Rumors of the Death of iTunes might not be greatly exaggerated
While the death of the CD has been foretold for many years, the death of iTunes has not had as many predictions from the soothsayers. However, unless iTunes can add 24 bit/192kHz playback for high definition sound, offer a “lossless compressed” option in the iTunes store and drop the limitations on sharing purchased music, its days are numbered.
iTunes offers easily downloaded digital music that can be played back conveniently on a computer and on any portable Apple capable device. iTunes music isn’t much cheaper than a CD, but it is much more convenient and portable. However, the popularity of iTunes compressed music files reached its peak when hard drive storage space was expensive and physically bulky.
Today, one or two Terabyte hard drives are priced as low as $125 and they are not much bigger than an iPod classic. Larger and more affordable memory storage means that file sizes could be larger. Music could be ripped “one to one” without compression and deliver more accurate sound reproduction.
Go to iTunes—Edit—Preferences—General—Import Settings and go to the dropdown menu that says “import using,” and you will see a choice to import your music as “Apple Lossless Encoder.” Selecting this option enables you to rip your CDs onto your computer and import it to iTunes as a “one to one” rip. This means that all of the 1’s and 0’s that exist as digital information on your CD can now be copied directly to your computer and available for playback there without any loss of information caused by compression.

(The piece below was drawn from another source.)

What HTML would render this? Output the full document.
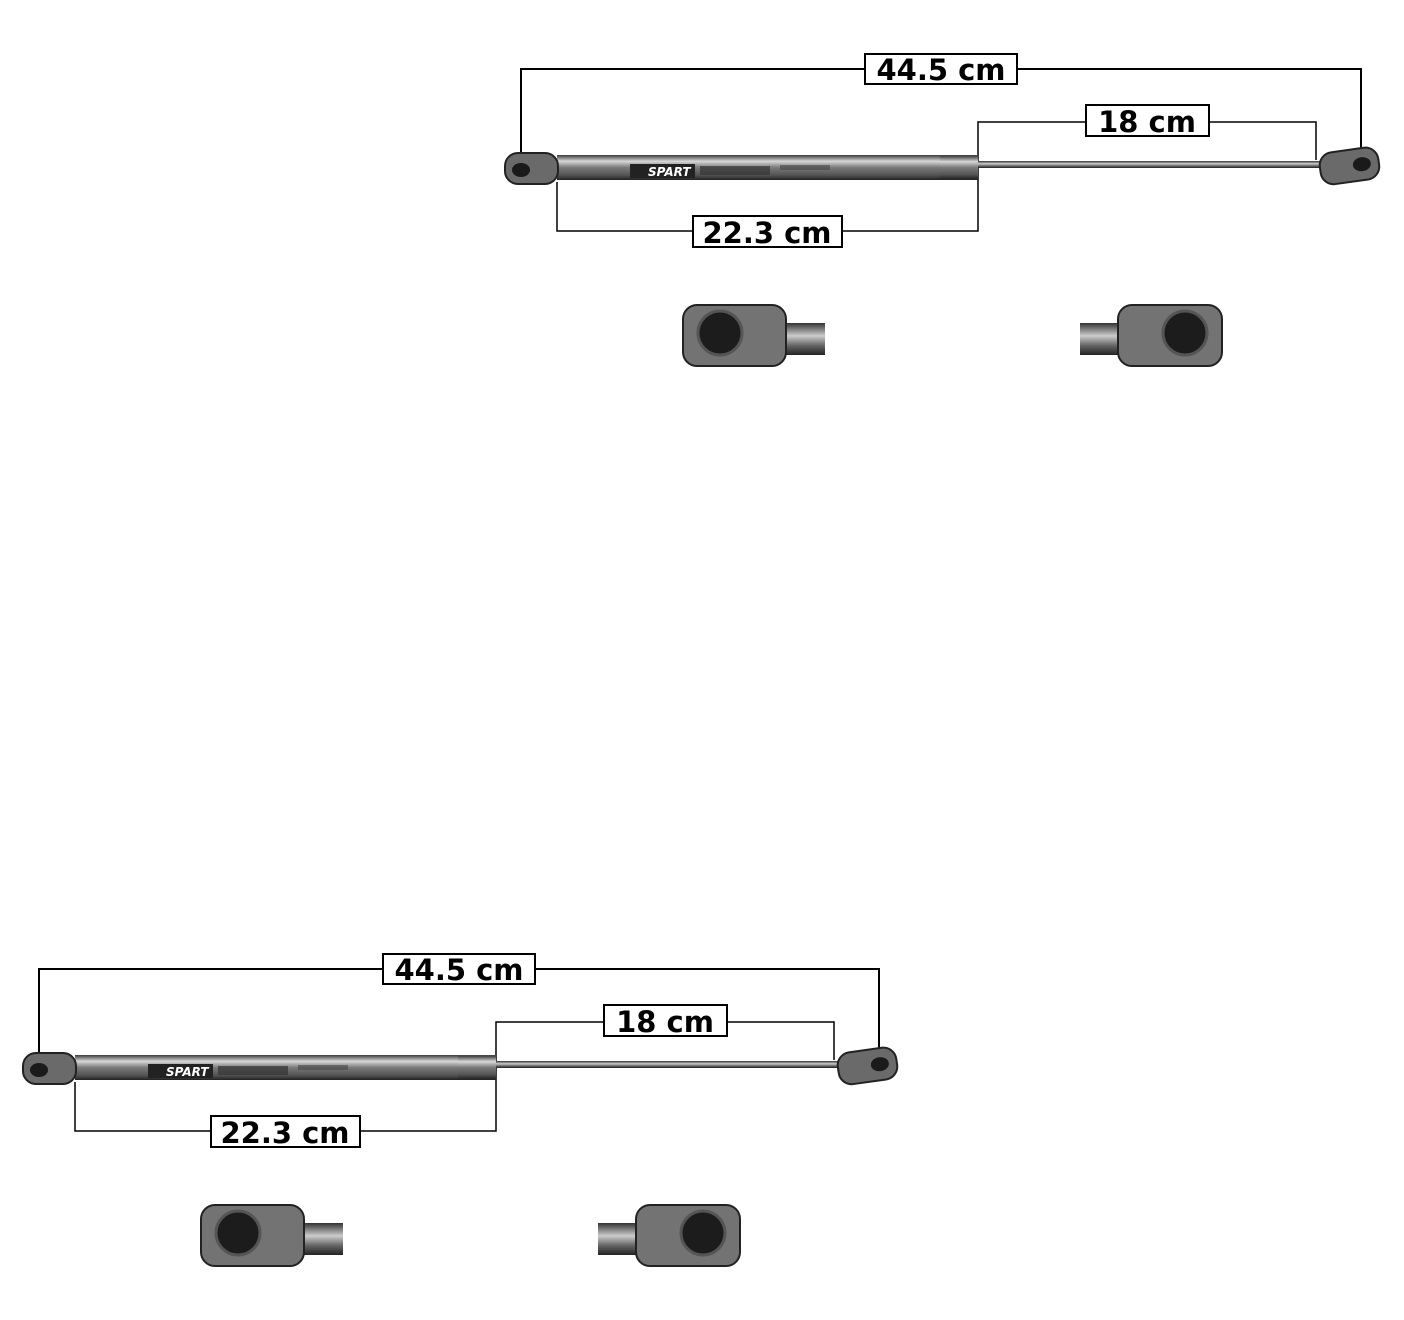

In other words, if you copy a CD using “Apple Lossless” you have an exact duplicate of all information on the CD without chopping the highs and lows to create a small file size. Of course that also means that the average size of an album is now about eight times larger than it would be if you ripped it as AAC, AIFF or MP3. Therefore, eight times the memory is needed to store your music on your hard drive. But who cares? Memory is cheap and the sound quality on playback is noticeably better.
Just as everyone predicted correctly a decade ago that the future of the record industry was digital reproduction, the prediction today is for high definition quality digital reproduction. People are already beginning to care more about the quality of the playback of their favorite albums and this trend will continue and soon dominate.
High definition music downloads are available on websites like HDtracks, owned by musician and Chesky record producer David Chesky. These downloads are about the price of an SACD, but they have no restrictions on sharing except for the warning that they cannot be resold or used commercially.
As every sci-fi fan knows, knowledge of the future can change the future. Apple has its pulse on this multi-billion dollar market. It was not out of concern for music quality that Apple added its “lossless compressed” option a few years ago. The fact that the IPod has not had an update in hardware or software in three years may not be the sign of its death, but of its immanent rebirth to a device with more memory to store the larger lossless compressed files and 24 bit/192mhz playback for high definition music made available for purchase on iTunes.
In the next several weeks I will report some of my experiments with the quality of digital music and the level of audiophile playback that is achievable through your computer.